--- Listing ---
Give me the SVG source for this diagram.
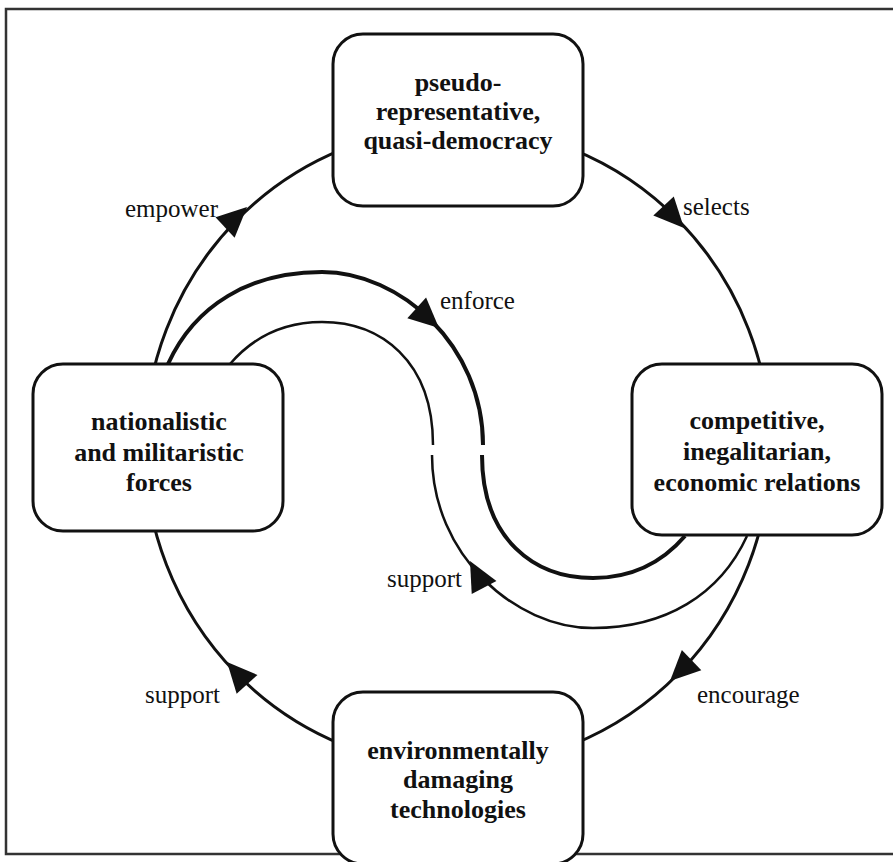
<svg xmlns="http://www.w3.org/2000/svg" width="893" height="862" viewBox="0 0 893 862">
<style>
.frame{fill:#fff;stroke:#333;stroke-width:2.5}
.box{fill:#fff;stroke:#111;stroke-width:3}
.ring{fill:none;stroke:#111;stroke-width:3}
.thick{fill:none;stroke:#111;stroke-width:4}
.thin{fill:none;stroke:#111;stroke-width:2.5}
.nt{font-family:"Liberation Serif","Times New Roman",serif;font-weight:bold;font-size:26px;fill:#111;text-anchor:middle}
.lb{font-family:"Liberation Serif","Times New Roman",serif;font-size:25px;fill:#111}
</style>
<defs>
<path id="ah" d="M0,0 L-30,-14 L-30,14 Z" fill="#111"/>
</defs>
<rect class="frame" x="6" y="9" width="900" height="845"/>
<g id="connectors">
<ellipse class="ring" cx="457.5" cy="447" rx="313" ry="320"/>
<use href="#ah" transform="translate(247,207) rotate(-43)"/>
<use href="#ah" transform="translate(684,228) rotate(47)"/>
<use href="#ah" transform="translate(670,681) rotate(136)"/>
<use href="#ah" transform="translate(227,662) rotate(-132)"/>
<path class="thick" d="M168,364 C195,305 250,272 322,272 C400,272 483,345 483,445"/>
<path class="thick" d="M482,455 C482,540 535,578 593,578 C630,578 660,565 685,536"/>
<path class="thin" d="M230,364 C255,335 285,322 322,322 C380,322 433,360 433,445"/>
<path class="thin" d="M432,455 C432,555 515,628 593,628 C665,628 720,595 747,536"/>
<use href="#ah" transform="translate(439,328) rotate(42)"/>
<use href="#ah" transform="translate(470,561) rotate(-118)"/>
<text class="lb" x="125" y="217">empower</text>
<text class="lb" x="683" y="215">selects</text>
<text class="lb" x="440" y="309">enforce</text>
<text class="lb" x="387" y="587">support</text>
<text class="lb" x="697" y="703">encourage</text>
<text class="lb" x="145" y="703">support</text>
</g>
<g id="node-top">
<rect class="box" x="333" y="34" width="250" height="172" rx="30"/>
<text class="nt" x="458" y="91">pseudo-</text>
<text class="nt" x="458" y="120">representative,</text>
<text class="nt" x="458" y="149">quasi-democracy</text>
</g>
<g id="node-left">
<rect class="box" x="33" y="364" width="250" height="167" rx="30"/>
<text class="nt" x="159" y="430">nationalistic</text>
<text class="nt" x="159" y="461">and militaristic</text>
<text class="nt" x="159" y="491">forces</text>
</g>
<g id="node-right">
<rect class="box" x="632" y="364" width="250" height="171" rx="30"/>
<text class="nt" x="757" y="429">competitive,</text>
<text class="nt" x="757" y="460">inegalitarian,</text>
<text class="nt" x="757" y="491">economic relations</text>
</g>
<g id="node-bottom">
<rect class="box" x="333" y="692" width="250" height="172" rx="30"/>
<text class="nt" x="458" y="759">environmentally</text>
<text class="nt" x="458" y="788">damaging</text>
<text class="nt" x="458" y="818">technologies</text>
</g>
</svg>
---
--- Listing ---
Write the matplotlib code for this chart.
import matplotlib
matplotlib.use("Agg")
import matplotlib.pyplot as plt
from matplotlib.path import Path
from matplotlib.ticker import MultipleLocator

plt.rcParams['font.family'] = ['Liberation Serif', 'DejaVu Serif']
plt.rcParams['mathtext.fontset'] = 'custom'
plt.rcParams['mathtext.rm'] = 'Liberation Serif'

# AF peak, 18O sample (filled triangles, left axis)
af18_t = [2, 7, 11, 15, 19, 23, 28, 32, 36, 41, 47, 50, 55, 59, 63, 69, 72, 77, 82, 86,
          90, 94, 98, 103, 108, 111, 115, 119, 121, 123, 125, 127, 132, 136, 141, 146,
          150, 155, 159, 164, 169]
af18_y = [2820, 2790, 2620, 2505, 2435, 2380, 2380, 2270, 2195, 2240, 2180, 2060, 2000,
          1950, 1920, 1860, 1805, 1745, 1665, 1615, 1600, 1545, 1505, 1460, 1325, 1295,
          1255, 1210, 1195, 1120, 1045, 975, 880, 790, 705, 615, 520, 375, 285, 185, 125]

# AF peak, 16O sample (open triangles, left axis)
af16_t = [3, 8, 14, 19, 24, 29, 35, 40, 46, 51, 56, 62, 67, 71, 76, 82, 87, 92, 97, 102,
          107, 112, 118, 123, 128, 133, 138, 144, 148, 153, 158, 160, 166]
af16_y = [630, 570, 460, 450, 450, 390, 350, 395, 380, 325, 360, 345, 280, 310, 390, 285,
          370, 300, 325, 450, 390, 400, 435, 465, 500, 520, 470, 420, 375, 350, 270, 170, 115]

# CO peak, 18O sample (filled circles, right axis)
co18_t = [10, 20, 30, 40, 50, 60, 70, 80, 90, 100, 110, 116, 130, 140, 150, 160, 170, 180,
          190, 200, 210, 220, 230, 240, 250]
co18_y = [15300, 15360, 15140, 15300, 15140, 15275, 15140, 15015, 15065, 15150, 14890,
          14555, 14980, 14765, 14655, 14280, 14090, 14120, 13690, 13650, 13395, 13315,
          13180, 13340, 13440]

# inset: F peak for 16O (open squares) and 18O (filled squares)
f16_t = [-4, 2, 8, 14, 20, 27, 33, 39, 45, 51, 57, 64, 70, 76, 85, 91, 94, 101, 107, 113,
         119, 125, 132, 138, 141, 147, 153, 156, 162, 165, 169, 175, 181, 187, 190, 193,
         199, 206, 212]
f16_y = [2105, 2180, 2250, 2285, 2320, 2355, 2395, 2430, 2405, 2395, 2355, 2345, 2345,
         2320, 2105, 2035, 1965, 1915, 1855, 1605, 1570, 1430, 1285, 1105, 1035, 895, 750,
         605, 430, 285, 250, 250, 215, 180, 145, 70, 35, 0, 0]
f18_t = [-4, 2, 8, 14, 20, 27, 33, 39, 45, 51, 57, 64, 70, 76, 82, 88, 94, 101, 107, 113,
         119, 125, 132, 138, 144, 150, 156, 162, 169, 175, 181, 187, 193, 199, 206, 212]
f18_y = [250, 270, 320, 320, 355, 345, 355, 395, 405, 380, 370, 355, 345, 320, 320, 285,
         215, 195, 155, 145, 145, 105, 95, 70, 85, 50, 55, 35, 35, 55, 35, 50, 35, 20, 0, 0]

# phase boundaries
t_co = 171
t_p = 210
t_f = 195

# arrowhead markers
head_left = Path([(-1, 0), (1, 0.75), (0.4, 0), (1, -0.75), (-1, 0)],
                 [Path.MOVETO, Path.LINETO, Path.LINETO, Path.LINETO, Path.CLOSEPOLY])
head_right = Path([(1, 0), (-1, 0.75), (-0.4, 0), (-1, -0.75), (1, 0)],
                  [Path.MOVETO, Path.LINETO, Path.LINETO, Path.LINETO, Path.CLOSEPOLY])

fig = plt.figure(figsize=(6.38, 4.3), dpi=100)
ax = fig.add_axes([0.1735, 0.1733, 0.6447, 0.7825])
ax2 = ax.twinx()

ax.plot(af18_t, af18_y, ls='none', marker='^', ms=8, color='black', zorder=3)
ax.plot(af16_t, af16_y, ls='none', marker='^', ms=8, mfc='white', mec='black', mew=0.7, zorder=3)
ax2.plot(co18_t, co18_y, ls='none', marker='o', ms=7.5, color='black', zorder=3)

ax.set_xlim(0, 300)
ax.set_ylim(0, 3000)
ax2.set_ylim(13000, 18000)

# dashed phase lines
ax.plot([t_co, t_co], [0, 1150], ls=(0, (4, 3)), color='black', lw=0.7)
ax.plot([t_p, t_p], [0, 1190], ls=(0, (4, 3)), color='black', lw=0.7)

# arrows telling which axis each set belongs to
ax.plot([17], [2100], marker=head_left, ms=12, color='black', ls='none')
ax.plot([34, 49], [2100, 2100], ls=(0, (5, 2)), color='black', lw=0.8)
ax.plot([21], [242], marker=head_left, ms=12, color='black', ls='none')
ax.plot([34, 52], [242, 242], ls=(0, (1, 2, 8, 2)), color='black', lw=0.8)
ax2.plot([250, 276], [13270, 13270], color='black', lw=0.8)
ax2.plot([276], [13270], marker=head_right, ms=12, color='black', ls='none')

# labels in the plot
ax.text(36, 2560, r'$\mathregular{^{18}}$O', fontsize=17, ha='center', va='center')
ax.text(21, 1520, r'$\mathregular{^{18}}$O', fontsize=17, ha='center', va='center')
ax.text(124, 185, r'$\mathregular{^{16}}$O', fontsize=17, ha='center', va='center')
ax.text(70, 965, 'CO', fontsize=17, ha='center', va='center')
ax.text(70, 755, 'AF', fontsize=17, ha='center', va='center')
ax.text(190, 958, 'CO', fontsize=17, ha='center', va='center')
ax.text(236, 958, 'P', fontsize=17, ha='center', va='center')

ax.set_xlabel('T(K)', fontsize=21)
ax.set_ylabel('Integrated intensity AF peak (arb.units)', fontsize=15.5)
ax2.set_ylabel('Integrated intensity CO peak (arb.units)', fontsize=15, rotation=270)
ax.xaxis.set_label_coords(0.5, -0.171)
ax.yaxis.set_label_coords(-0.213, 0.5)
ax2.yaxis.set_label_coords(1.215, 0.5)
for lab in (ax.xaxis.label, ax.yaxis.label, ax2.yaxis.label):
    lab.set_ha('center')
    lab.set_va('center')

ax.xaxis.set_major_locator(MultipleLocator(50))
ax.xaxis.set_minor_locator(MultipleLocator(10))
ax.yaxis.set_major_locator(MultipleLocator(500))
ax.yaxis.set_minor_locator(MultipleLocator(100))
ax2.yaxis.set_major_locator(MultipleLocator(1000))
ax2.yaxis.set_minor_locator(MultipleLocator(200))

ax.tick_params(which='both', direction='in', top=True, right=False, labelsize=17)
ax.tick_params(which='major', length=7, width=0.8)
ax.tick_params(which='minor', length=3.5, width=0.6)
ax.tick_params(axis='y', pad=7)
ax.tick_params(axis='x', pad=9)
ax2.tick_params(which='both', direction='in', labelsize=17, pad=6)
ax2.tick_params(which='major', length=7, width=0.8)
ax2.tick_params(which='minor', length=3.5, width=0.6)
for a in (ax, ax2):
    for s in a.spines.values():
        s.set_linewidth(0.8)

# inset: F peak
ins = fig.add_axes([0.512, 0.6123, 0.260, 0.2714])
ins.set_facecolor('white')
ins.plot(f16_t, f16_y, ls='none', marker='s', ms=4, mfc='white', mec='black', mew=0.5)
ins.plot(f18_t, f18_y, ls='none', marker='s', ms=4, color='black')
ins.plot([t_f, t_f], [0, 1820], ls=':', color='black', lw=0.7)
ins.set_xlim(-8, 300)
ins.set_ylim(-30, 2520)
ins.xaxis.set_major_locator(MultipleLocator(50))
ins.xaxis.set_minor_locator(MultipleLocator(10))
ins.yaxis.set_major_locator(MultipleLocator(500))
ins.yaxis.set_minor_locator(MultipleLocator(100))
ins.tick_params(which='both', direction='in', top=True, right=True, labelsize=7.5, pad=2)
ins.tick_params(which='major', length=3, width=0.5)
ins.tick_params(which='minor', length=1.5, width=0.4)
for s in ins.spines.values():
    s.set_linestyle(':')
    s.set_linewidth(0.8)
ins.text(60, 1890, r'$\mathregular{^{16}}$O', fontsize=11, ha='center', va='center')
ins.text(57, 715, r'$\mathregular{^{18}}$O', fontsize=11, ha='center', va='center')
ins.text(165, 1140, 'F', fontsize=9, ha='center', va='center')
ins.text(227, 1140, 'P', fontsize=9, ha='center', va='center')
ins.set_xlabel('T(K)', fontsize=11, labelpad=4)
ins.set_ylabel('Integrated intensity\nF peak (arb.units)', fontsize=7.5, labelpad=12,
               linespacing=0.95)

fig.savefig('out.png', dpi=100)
---
**Work to be completed**
Return solely the number of lines in the data that include the word "this".

**Answer below**
2